Pamela Love Interview for LURVE Magazine

You are making everything with your hands from styling to doing jewelry, how do you feel about being involve into the fashion world on so many levels? I love working with my hands and am an extremely visual person.  Fashion to me is like art.  I think about the shoots I style and the jewelry I make […]

You are making everything with your hands from styling to doing jewelry, how do you feel about being involve into the fashion world on so many levels?

I love working with my hands and am an extremely visual person.  Fashion to me is like art.  I think about the shoots I style and the jewelry I make the same way I think about and execute a painting or a sculpture.

Your work seems to evolve around universal things: love, death, animals, nature. Did those subjects came naturally or was it more like a plan of doing something disturbing yet beautiful?

I have always loved animals and nature very much and feel that they have a magical power.  I am interested in creating jewelry that i feel a spiritual connection to.  Animals, nature, love, religion, music, life, death.  all these things are a part of this.  My connection to death has been much stronger in the recent years. My father past away almost three years ago, which is when I started making my jewelry.  I think there are a lot of elements of death and life after death in my jewelry and it is probably related to the death of my father.  Making jewelry has been therapeutic for me in those times.

You seems to be a very humble person even when you are getting so many positive reviews about your work. Did you ever expect to have that kind of recognition, how does that make you feel?

I didn’t expect the jewelry to be as well received as it is.  It makes me very happy but also very nervous because I hope that as I grow and change as a designer my new work will be appreciated as much or more than what I have done so far.

Do you think that one of the reason of this popularity is because people are attracted by the things they can´t have?

I hope not. I want people who like my jewelry to be able to have it.  I am working this season on making pieces out of more affordable materials so that they will sell for less.  I am also selling to many more stores this season so it will be easier to find my pieces.

I don’t think the popularity is because people are attracted to things they cannot have.  I think the popularity has more to do with the classic and universal quality of the pieces, while still being unique, edgy,and interesting.

I feel like your work is more about taking risks than actually conformimg, clearly too complicated for Forever 21 to copy.

I hope they do not copy me.  However i wouldn’t be against collaborating with a large retailer one day.  I like the idea of being able to have my work reach people all over the place.

Having Love as a last name immediately implies some sort of romantism, is that why you choose to go more on a dark side?

No.  I just have a bit of  dark aesthetic.  My last name has been Love my whole life so sometimes i forget the word even has such a romantic implication.  I sometimes think it sounds a little like a strippers name more than anything.

Do you think of yourself as an artist? i mean especially with the art scene being so present in New York?

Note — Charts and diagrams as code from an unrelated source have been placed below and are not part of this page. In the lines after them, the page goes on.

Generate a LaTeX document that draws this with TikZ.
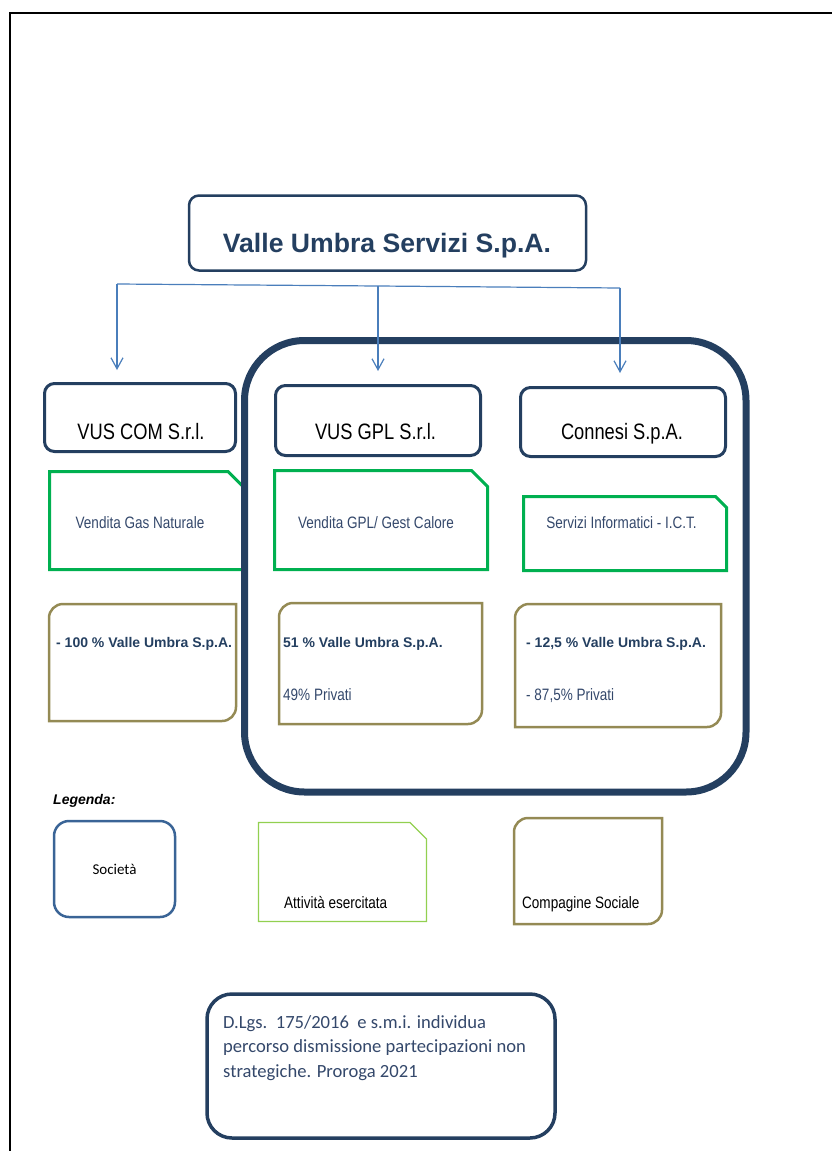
\documentclass[tikz,border=0pt]{standalone}
\usepackage{fontspec}
\setmainfont{Liberation Sans}
\newfontfamily\arialnarrow[FakeStretch=0.82]{Liberation Sans}
\newfontfamily\calibri{Carlito}
\usepackage{tikz}
\usetikzlibrary{arrows.meta}
\definecolor{navy}{HTML}{243F60}
\definecolor{slate}{HTML}{34486B}
\definecolor{linkblue}{HTML}{4A7EBB}
\definecolor{actgreen}{HTML}{00B050}
\definecolor{legendgreen}{HTML}{92D050}
\definecolor{quotaolive}{HTML}{948A54}
\definecolor{legendblue}{HTML}{3A6496}

\begin{document}
\begin{tikzpicture}[x=1pt,y=1pt,
  company/.style={draw=navy,line width=3pt,rounded corners=10pt,inner sep=0pt},
  activity/.style={draw=actgreen,line width=3pt},
  quota/.style={draw=quotaolive,line width=2.5pt},
  link/.style={draw=linkblue,line width=1.2pt},
  linkarrow/.style={link,-{Straight Barb[length=11pt,width=12pt]}},
  compname/.style={font=\arialnarrow\fontsize{22.3}{26}\selectfont,anchor=base,inner sep=0pt},
  acttext/.style={font=\arialnarrow\fontsize{16.5}{19}\selectfont,text=slate,anchor=base,inner sep=0pt},
  sharetext/.style={font=\bfseries\fontsize{14}{17}\selectfont,text=navy,anchor=base west,inner sep=0pt},
  legtext/.style={font=\arialnarrow\fontsize{16.5}{19}\selectfont,anchor=base west,inner sep=0pt}]

\useasboundingbox (0,0) rectangle (832,-1151);

\draw[line width=2pt] (10,-1152) -- (10,-13) -- (833,-13);

\node[company,line width=2.5pt,minimum width=397pt,minimum height=75pt] (vus) at (387.5,-233) {};
\node[font=\bfseries\fontsize{26.6}{30}\selectfont,text=navy,anchor=base] (vusname) at (387,-252) {Valle Umbra Servizi S.p.A.};

\node[company,minimum width=191pt,minimum height=68pt] (com) at (140,-417.5) {};
\node[company,minimum width=205pt,minimum height=70pt] (gpl) at (378,-420.5) {};
\node[company,minimum width=205pt,minimum height=69pt] (con) at (623,-422) {};
\node[compname] (comname) at (141,-439) {VUS COM S.r.l.};
\node[compname] (gplname) at (375.5,-439) {VUS GPL S.r.l.};
\node[compname] (conname) at (622,-439) {Connesi S.p.A.};

\draw[activity] (49.5,-569.5) -- (49.5,-471.5) -- (228,-471.5) -- (243,-486.5) -- (243,-569.5) -- cycle;
\draw[activity] (274.5,-569.5) -- (274.5,-470.5) -- (471.5,-470.5) -- (487.5,-486.5) -- (487.5,-569.5) -- cycle;
\draw[activity] (523.5,-570.5) -- (523.5,-496.5) -- (715.5,-496.5) -- (726.5,-507.5) -- (726.5,-570.5) -- cycle;
\node[acttext] (comact) at (140,-528) {Vendita Gas Naturale};
\node[acttext] (gplact) at (376,-528) {Vendita GPL/ Gest Calore};
\node[acttext] (conact) at (621.5,-528) {Servizi Informatici - I.C.T.};

\draw[quota] (49,-721) -- (49,-618) arc[start angle=180,end angle=90,radius=14pt] -- (236,-604) -- (236,-707) arc[start angle=0,end angle=-90,radius=14pt] -- cycle;
\draw[quota] (279,-724) -- (279,-617) arc[start angle=180,end angle=90,radius=14pt] -- (482,-603) -- (482,-710) arc[start angle=0,end angle=-90,radius=14pt] -- cycle;
\draw[quota] (515,-727) -- (515,-618) arc[start angle=180,end angle=90,radius=14pt] -- (721,-604) -- (721,-713) arc[start angle=0,end angle=-90,radius=14pt] -- cycle;
\node[sharetext] (comshare) at (56,-647) {- 100 \% Valle Umbra S.p.A.};
\node[sharetext] (gplshare) at (283,-647) {51 \% Valle Umbra S.p.A.};
\node[sharetext] (conshare) at (526,-647) {- 12,5 \% Valle Umbra S.p.A.};
\node[acttext,anchor=base west] (gplpriv) at (283,-700) {49\% Privati};
\node[acttext,anchor=base west] (conpriv) at (526,-700) {- 87,5\% Privati};

\draw[draw=navy,line width=7pt,rounded corners=60pt] (244.5,-340.5) rectangle (746,-792);

\coordinate (busl) at (117,-284);
\coordinate (busm) at (378,-286);
\coordinate (busr) at (620,-288);
\draw[link] (busl) -- (busm) -- (busr);
\draw[linkarrow,shorten >=12pt] (busl) -- (busl |- com.north);
\draw[linkarrow,shorten >=13pt] (busm) -- (busm |- gpl.north);
\draw[linkarrow,shorten >=13pt] (busr) -- (busr |- con.north);

\node[font=\bfseries\itshape\fontsize{14}{17}\selectfont,anchor=base west,inner sep=0pt] (legenda) at (53,-804) {Legenda:};
\node[draw=legendblue,line width=2.5pt,rounded corners=15pt,minimum width=121pt,minimum height=96pt,font=\calibri\fontsize{15}{18}\selectfont] (legsoc) at (114.5,-869) {Società};
\draw[draw=legendgreen,line width=1.2pt] (258.5,-921.5) -- (258.5,-822.5) -- (410,-822.5) -- (426.5,-839) -- (426.5,-921.5) -- cycle;
\node[legtext] (legatt) at (284,-908) {Attività esercitata};
\draw[quota] (514,-924) -- (514,-832) arc[start angle=180,end angle=90,radius=14pt] -- (662,-818) -- (662,-910) arc[start angle=0,end angle=-90,radius=14pt] -- cycle;
\node[legtext] (legquota) at (522,-908) {Compagine Sociale};

\node[company,line width=3.5pt,rounded corners=25pt,minimum width=348pt,minimum height=144pt] (note) at (381,-1066) {};
\node[font=\calibri\fontsize{18.6}{24.5}\selectfont,text=slate,align=left,anchor=base west,inner sep=0pt] (notetext) at (223,-1077) {D.Lgs.\ \ 175/2016\ \ e s.m.i. individua\\percorso dismissione partecipazioni non\\strategiche. Proroga 2021};

\end{tikzpicture}
\end{document}
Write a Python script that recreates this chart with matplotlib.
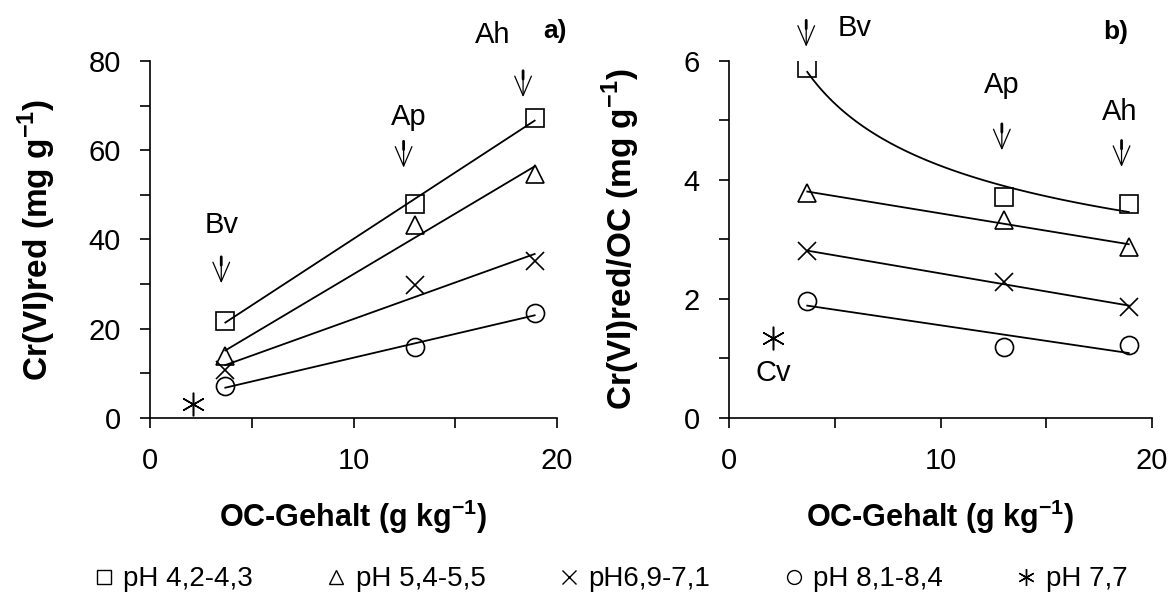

I think of myself as a designer.  I studied art in college and had dreams of becoming a painter or an installation artist and one day I still plan to build huge installations. I still paint at home and work with some other artists, but as far as the jewelry is concerned I think of myself as a designer. Creating the pieces feels like creating artwork and i execute them the way I would execute a painting. However the idea of creating something for someone to wear and that will be sold in a store separates it from art. It becomes design.  I don’t know which is better or more powerful for me. They both are very important.

And what´s next?

New jewelry collections and collaborations.  And i am going on tour with my band!